= Thomas Ring (astrologer) =

German painter

Thomas Karl Ring (28 November 1892 – 24 August 1983) was a German astrologer, painter and writer. He was born in Nuremberg and died in Schaerding, Austria.

== Early life and education ==
Thomas Ring was born at five o'clock in the afternoon on the 28 November 1892 in the village Muggenhof near Nuremberg. His father Nikodemus Ring was a German engineer from Warsaw, his mother Margarethe Ring was a descendant from a family of shoemakers and peasants. His early childhood was marked by several changes of locations, the family lived in Austria, Switzerland, the Netherlands and England before his father was involved in the establishment of a bicycle workshop in Lennep in North Rhein-Westphalia. By 1897 the family had moved to the great-grandmother of Thomas Ring in Southern Russia near Kyiv. In 1899 Thomas entered primary school in Schönebeck near Magdeburg. By 1905 the family finally settled down in Berlin, where he attended a private high school whose students mainly constituted members of the Prussian nobility. After high school, his father ordered him to begin an education as an engineer, but Thomas insisted on his wish to become a painter until they found a compromise and Thomas was allowed to become a chemographer. From 1908 to 1911 he absolved an apprenticeship as a chemographer, during which he learned different types of printing. Concordantly he also attended evening classes in painting and drawing at the royal art academy in Berlin. In 1911 he enrolled as a full-time student at the Royal art academy.

== World War I ==
His studies were interrupted as the World War I commenced in 1914 in which he volunteered for the German Empire. He was wounded in one of his first involvements in the battles and until his redeployment in October 1916, he got to know several poets and painters around the magazine Der Sturm such as Georg Muche, Herwarth Walden, Theodor Däubler or William Wauer. Initially stationed in the Western Front, he later was sent to the Eastern Front in Romania then in 1917 in Libau in Latvia. Back in the western front in November 1917, he was captured during the Battle of Cambrai and sent into a POW camp in Calais. He was eventually sentenced to death due to a mutiny in April 1918. Only the intervention of the Swiss Consulate spared him and following he was transferred to POW camp in Wales. In the camp, he began to be active as a painter. After several unsuccessful attempts to escape, he was released in November 1919. It was also in the end of 1919, when he was advised by his friend Georg Muche to seriously focus on astrology.

== Berlin 1919 – 1932 ==
In Berlin he was involved in the local Dada movement and exhibited his works in several Juryfreie Art Exhibits.
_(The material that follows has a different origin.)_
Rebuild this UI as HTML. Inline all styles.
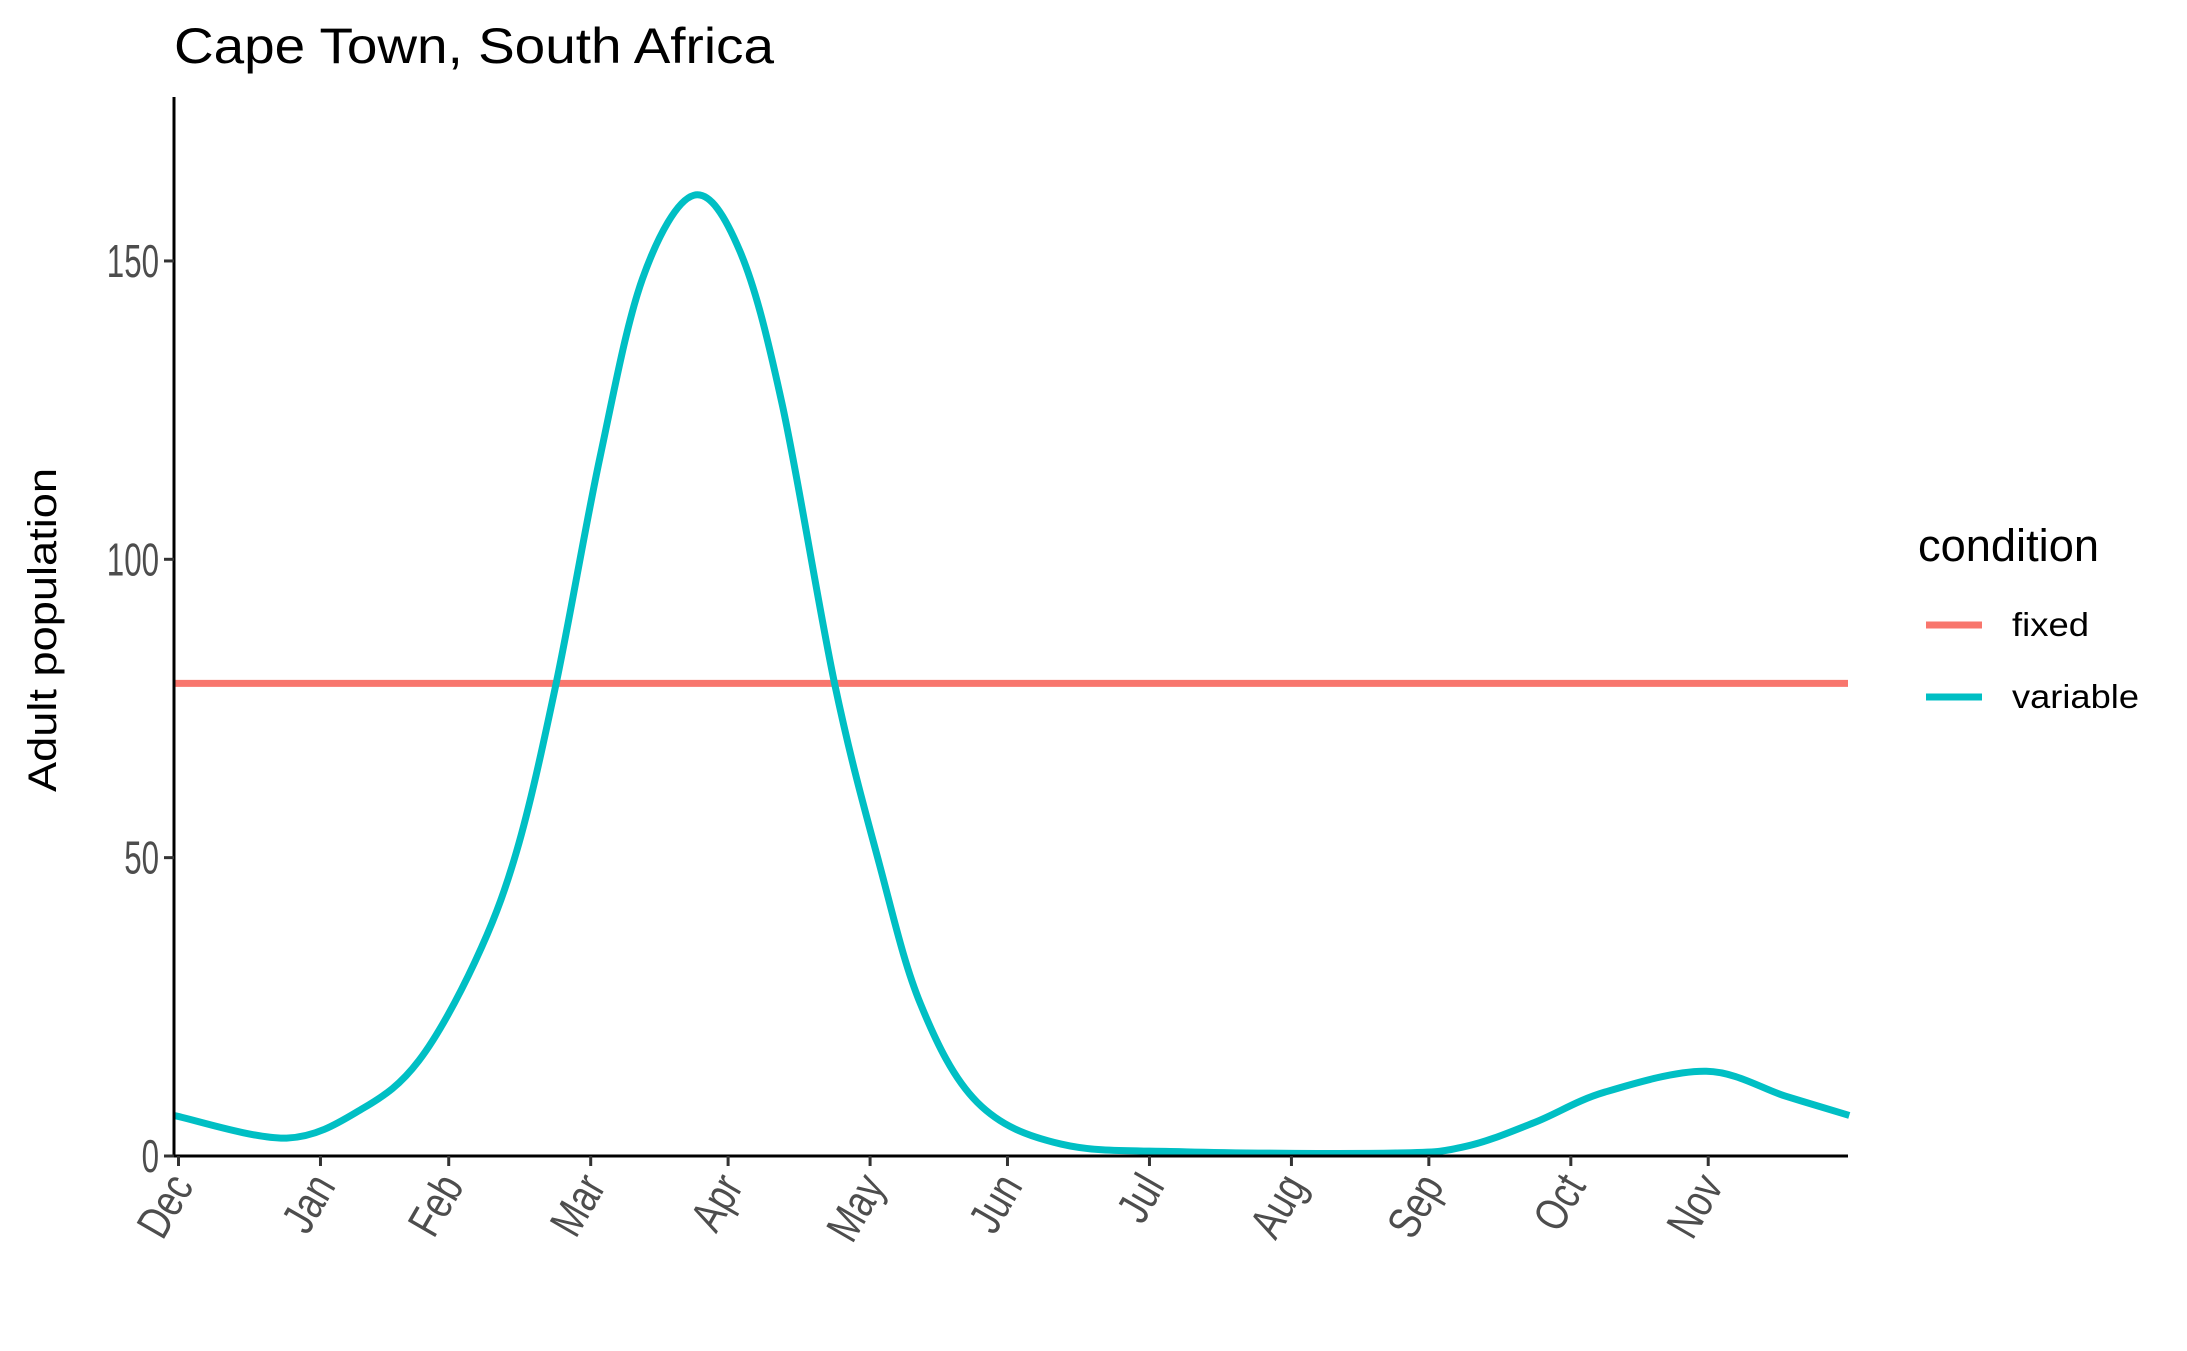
<!DOCTYPE html>
<html><head><meta charset="utf-8"><style>
html,body{margin:0;padding:0;background:#fff}
svg{display:block;font-family:"Liberation Sans",Arial,sans-serif}
</style></head><body>
<svg id="chart" width="2187" height="1351" viewBox="0 0 2187 1351" xmlns="http://www.w3.org/2000/svg">
<text x="174" y="63" font-size="50" fill="#000" textLength="600" lengthAdjust="spacingAndGlyphs">Cape Town, South Africa</text>
<g id="plot"></g>
<text transform="translate(56,630) rotate(-90)" text-anchor="middle" font-size="40" fill="#000" textLength="324" lengthAdjust="spacingAndGlyphs">Adult population</text>
<g>
<text x="1918" y="561" font-size="45" fill="#000" textLength="181" lengthAdjust="spacingAndGlyphs">condition</text>
<line x1="1926" y1="625" x2="1982" y2="625" stroke="#F8766D" stroke-width="7"/>
<text x="2012" y="636" font-size="33" fill="#000" textLength="77" lengthAdjust="spacingAndGlyphs">fixed</text>
<line x1="1926" y1="697" x2="1982" y2="697" stroke="#00BFC4" stroke-width="7"/>
<text x="2012" y="708" font-size="33" fill="#000" textLength="127" lengthAdjust="spacingAndGlyphs">variable</text>
</g>
</svg>
<script>
const months = ["Dec","Jan","Feb","Mar","Apr","May","Jun","Jul","Aug","Sep","Oct","Nov"];
const monthDays = [0,31,59,90,120,151,181,212,243,273,304,334];
const yTicks = [0,50,100,150];
const fixedValue = 79.2;
const varDays = [-1,23.6,40.3,52.5,64.7,73.8,82.4,92,101.3,112.5,122.6,131.8,143.3,153,162,174.4,192.7,220,265.8,281,296,311.4,333.6,351,364.8];
const varValues = [6.8,3,8,16,32.5,51,79,117,147,161,151.6,126,79,49,25.5,9,2,0.7,0.5,1.6,5.6,10.7,14.2,10,6.8];

const NS="http://www.w3.org/2000/svg";
const g=document.getElementById('plot');
const X0=174,X1=1848,Y0=1156;
const xs=d=>178.5+4.58*d;
const ys=v=>Y0-5.967*v;
function mk(t,a){const e=document.createElementNS(NS,t);for(const k in a)e.setAttribute(k,a[k]);g.appendChild(e);return e;}
function squeeze(e,r){const w=e.getComputedTextLength();e.setAttribute('textLength',w*r);e.setAttribute('lengthAdjust','spacingAndGlyphs');}

let fl=mk('line',{x1:X0,x2:X1,y1:ys(fixedValue),y2:ys(fixedValue),stroke:'#F8766D','stroke-width':7});



const P=varDays.map((d,i)=>[xs(d),ys(varValues[i])]);
let dstr=`M${P[0][0]},${P[0][1]}`;
for(let i=0;i<P.length-1;i++){
  const p0=P[Math.max(0,i-1)],p1=P[i],p2=P[i+1],p3=P[Math.min(P.length-1,i+2)];
  const c1=[p1[0]+(p2[0]-p0[0])/6,p1[1]+(p2[1]-p0[1])/6];
  const c2=[p2[0]-(p3[0]-p1[0])/6,p2[1]-(p3[1]-p1[1])/6];
  dstr+=` C${c1[0]},${c1[1]} ${c2[0]},${c2[1]} ${p2[0]},${p2[1]}`;
}
let vl=mk('path',{d:dstr,fill:'none',stroke:'#00BFC4','stroke-width':7,'stroke-linejoin':'round'});



let ya=mk('line',{x1:X0,x2:X0,y1:97,y2:Y0+1.5,stroke:'#000','stroke-width':3});


let xa=mk('line',{x1:X0-1.5,x2:X1,y1:Y0,y2:Y0,stroke:'#000','stroke-width':3});



yTicks.forEach(v=>{
  let t=mk('line',{x1:X0-10,x2:X0,y1:ys(v),y2:ys(v),stroke:'#333','stroke-width':3});
  
  
  let l=mk('text',{x:X0-15,y:ys(v)+16,'text-anchor':'end','font-size':46,fill:'#4d4d4d'});
  l.textContent=v;
  
  
  squeeze(l,0.68);
});
months.forEach((m,i)=>{
  const x=xs(monthDays[i]);
  let t=mk('line',{x1:x,x2:x,y1:Y0,y2:Y0+10,stroke:'#333','stroke-width':3});
  
  
  let l=mk('text',{transform:`translate(${x+16},${Y0+30}) rotate(-60)`,'text-anchor':'end','font-size':46,fill:'#4d4d4d'});
  l.textContent=m;
  
  
  squeeze(l,0.78);
});
</script>
</body></html>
In 1920 he and Gertrud Schröder, a librarian of the Der Sturm bookshop. In the year 1927 he became a member of the Communist Party of Germany in which's party organ The Red Flag (de:Die Rote Fahne) he subsequently published articles and poems. In 1928 his artistic success culminated in an exhibition at the Grand Exhibit of Berlin. A few months before the Nazi Party (NSDAP) of Adolf Hitler assumed the power, he decided to emigrate to Austria in November 1932.

== Austria 1932 – 1943 ==
In Austria his interest in astrology emerged with force, he began to write a newsletter on astrology and produced astrological horoscopes. In 1934 Ring and his wife moved to Graz. In the late 30s three astrological works of his were published by the Deutsche Verlags-Anstalt. His communist past brought him some troubles, in 1934 was questioned by the Austrian gendarmerie in Johnsbach and following the Austrian Anschluss in 1938, the situation became even more difficult. In June 1942, he was prohibited to further publish as his worldview wouldn't support the aims of Nazi Germany.

== World War II ==
In 1943 and 1944 during World War II he worked at the Psychological Institute of the University of Strassburg in occupied Alsace, France. There he worked with the parapsychologist Hans Bender who would write a foreword of the first volume of the Astrologic Anthropology. In November 1944 the allied forces liberated Strassburg from the Nazis and he and his wife came into a French POW camp. His wife died in February 1945 in the POW camp St.Sulpice la Pointe near Touluse.

== Later years ==
Following his release from the POW camp in 1946, he returned to Austria where he married the artist Irmtraut Bilger in 1947. In 1952 he and his wife settled in the countryside near Wittenschwand in the Black Forest in Germany. He took part in three exhibits (1961 in Berlin, 1971 and 1973 in Cologne) in which he mostly seen as part of a member of Der Strum and presented as a constructivist. In 1974 the Studio Dumont in Cologne, realized a solo exhibit with forty-seven of his works. He died on the 24 August 1983 in Schärdling, Austria and was buried in the cemetery in Graz St.Peter.

== Published works ==
He has published texts and poems in the magazines Der Sturm and the communist Die Rote Fahne. Between 1956 and 1973 he published the four volumes of the Astrologic Anthropology.

== Personal life ==
He was married to Gertrud Pauline Ernestine Schröder on the 16 November 1920. After he widowed in 1945, he married Irmtraut Bilger in May 1947.